Task instructions: Leave out the pictures and transcribe everything else exactly.

[start]

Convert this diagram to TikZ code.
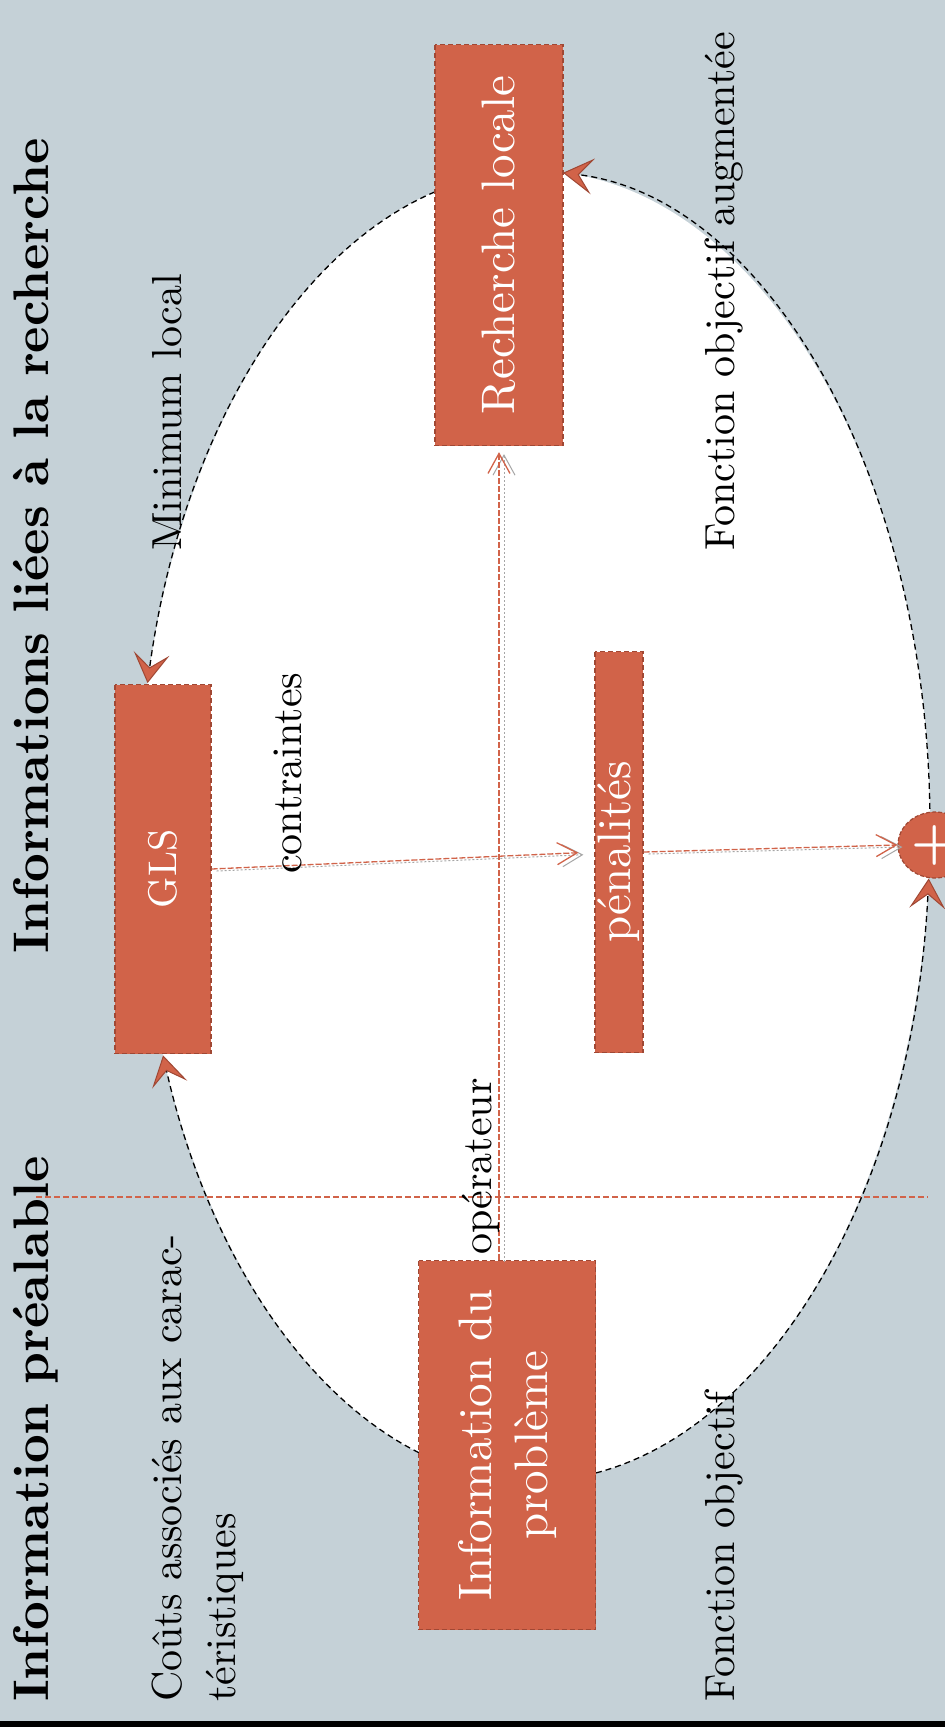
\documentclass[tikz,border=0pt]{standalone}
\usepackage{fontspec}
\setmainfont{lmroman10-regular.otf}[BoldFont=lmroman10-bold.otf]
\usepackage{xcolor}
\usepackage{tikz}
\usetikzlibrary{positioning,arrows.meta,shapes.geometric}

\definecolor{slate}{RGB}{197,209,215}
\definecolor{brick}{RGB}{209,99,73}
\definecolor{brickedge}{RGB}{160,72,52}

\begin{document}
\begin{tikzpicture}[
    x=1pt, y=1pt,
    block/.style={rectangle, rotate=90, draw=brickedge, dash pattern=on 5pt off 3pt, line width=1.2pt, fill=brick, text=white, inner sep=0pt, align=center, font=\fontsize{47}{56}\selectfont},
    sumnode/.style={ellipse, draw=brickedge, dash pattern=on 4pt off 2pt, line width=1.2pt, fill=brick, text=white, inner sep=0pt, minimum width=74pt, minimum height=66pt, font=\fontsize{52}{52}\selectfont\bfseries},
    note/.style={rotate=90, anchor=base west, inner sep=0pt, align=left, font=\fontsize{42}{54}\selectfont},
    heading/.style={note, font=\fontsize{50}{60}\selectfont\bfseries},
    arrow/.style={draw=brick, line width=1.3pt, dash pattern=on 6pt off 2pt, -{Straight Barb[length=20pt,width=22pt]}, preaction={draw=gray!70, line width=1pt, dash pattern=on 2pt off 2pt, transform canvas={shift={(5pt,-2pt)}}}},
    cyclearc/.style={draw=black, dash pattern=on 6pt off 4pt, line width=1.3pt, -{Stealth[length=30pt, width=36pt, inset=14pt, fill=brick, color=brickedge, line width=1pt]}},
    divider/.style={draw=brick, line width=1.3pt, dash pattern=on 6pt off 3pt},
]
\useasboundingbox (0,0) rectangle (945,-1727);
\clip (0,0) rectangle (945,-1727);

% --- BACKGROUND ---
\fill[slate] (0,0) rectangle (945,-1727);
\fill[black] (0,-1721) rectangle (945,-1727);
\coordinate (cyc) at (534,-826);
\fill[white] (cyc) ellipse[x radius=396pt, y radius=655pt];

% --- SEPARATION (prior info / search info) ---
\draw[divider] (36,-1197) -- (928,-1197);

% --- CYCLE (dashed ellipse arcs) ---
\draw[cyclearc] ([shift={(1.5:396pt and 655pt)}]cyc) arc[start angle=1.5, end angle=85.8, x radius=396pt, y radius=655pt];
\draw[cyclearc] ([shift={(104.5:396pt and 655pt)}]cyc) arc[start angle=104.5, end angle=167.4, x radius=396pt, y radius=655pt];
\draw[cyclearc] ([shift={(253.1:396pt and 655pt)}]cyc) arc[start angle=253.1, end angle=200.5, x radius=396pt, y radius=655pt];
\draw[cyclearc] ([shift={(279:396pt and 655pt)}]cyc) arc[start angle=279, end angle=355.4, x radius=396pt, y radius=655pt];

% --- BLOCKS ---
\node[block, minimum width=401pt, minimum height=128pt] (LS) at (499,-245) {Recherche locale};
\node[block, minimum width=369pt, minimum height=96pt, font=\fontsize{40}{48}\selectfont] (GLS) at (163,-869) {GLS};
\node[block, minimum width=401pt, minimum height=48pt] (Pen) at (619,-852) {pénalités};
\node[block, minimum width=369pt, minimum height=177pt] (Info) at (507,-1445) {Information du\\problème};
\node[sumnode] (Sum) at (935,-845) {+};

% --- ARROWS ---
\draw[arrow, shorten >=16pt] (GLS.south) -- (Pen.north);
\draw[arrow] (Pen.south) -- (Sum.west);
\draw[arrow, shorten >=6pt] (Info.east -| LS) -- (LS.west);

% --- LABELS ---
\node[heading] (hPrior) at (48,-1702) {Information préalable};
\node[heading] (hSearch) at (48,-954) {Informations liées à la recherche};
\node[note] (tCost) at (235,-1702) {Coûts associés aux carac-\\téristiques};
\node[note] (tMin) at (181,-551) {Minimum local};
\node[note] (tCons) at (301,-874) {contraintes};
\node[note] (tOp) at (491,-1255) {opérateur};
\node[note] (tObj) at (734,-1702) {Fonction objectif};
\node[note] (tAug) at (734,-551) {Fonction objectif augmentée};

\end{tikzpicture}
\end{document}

[end]

Correct answer:
Convert this diagram to TikZ code.
\documentclass[tikz,border=0pt]{standalone}
\usepackage{fontspec}
\setmainfont{lmroman10-regular.otf}[BoldFont=lmroman10-bold.otf]
\usepackage{xcolor}
\usepackage{tikz}
\usetikzlibrary{positioning,arrows.meta,shapes.geometric}

\definecolor{slate}{RGB}{197,209,215}
\definecolor{brick}{RGB}{209,99,73}
\definecolor{brickedge}{RGB}{160,72,52}

\begin{document}
\begin{tikzpicture}[
    x=1pt, y=1pt,
    block/.style={rectangle, rotate=90, draw=brickedge, dash pattern=on 5pt off 3pt, line width=1.2pt, fill=brick, text=white, inner sep=0pt, align=center, font=\fontsize{47}{56}\selectfont},
    sumnode/.style={ellipse, draw=brickedge, dash pattern=on 4pt off 2pt, line width=1.2pt, fill=brick, text=white, inner sep=0pt, minimum width=74pt, minimum height=66pt, font=\fontsize{52}{52}\selectfont\bfseries},
    note/.style={rotate=90, anchor=base west, inner sep=0pt, align=left, font=\fontsize{42}{54}\selectfont},
    heading/.style={note, font=\fontsize{50}{60}\selectfont\bfseries},
    arrow/.style={draw=brick, line width=1.3pt, dash pattern=on 6pt off 2pt, -{Straight Barb[length=20pt,width=22pt]}, preaction={draw=gray!70, line width=1pt, dash pattern=on 2pt off 2pt, transform canvas={shift={(5pt,-2pt)}}}},
    cyclearc/.style={draw=black, dash pattern=on 6pt off 4pt, line width=1.3pt, -{Stealth[length=30pt, width=36pt, inset=14pt, fill=brick, color=brickedge, line width=1pt]}},
    divider/.style={draw=brick, line width=1.3pt, dash pattern=on 6pt off 3pt},
]
\useasboundingbox (0,0) rectangle (945,-1727);
\clip (0,0) rectangle (945,-1727);

% --- BACKGROUND ---
\fill[slate] (0,0) rectangle (945,-1727);
\fill[black] (0,-1721) rectangle (945,-1727);
\coordinate (cyc) at (534,-826);
\fill[white] (cyc) ellipse[x radius=396pt, y radius=655pt];

% --- SEPARATION (prior info / search info) ---
\draw[divider] (36,-1197) -- (928,-1197);

% --- CYCLE (dashed ellipse arcs) ---
\draw[cyclearc] ([shift={(1.5:396pt and 655pt)}]cyc) arc[start angle=1.5, end angle=85.8, x radius=396pt, y radius=655pt];
\draw[cyclearc] ([shift={(104.5:396pt and 655pt)}]cyc) arc[start angle=104.5, end angle=167.4, x radius=396pt, y radius=655pt];
\draw[cyclearc] ([shift={(253.1:396pt and 655pt)}]cyc) arc[start angle=253.1, end angle=200.5, x radius=396pt, y radius=655pt];
\draw[cyclearc] ([shift={(279:396pt and 655pt)}]cyc) arc[start angle=279, end angle=355.4, x radius=396pt, y radius=655pt];

% --- BLOCKS ---
\node[block, minimum width=401pt, minimum height=128pt] (LS) at (499,-245) {Recherche locale};
\node[block, minimum width=369pt, minimum height=96pt, font=\fontsize{40}{48}\selectfont] (GLS) at (163,-869) {GLS};
\node[block, minimum width=401pt, minimum height=48pt] (Pen) at (619,-852) {pénalités};
\node[block, minimum width=369pt, minimum height=177pt] (Info) at (507,-1445) {Information du\\problème};
\node[sumnode] (Sum) at (935,-845) {+};

% --- ARROWS ---
\draw[arrow, shorten >=16pt] (GLS.south) -- (Pen.north);
\draw[arrow] (Pen.south) -- (Sum.west);
\draw[arrow, shorten >=6pt] (Info.east -| LS) -- (LS.west);

% --- LABELS ---
\node[heading] (hPrior) at (48,-1702) {Information préalable};
\node[heading] (hSearch) at (48,-954) {Informations liées à la recherche};
\node[note] (tCost) at (235,-1702) {Coûts associés aux carac-\\téristiques};
\node[note] (tMin) at (181,-551) {Minimum local};
\node[note] (tCons) at (301,-874) {contraintes};
\node[note] (tOp) at (491,-1255) {opérateur};
\node[note] (tObj) at (734,-1702) {Fonction objectif};
\node[note] (tAug) at (734,-551) {Fonction objectif augmentée};

\end{tikzpicture}
\end{document}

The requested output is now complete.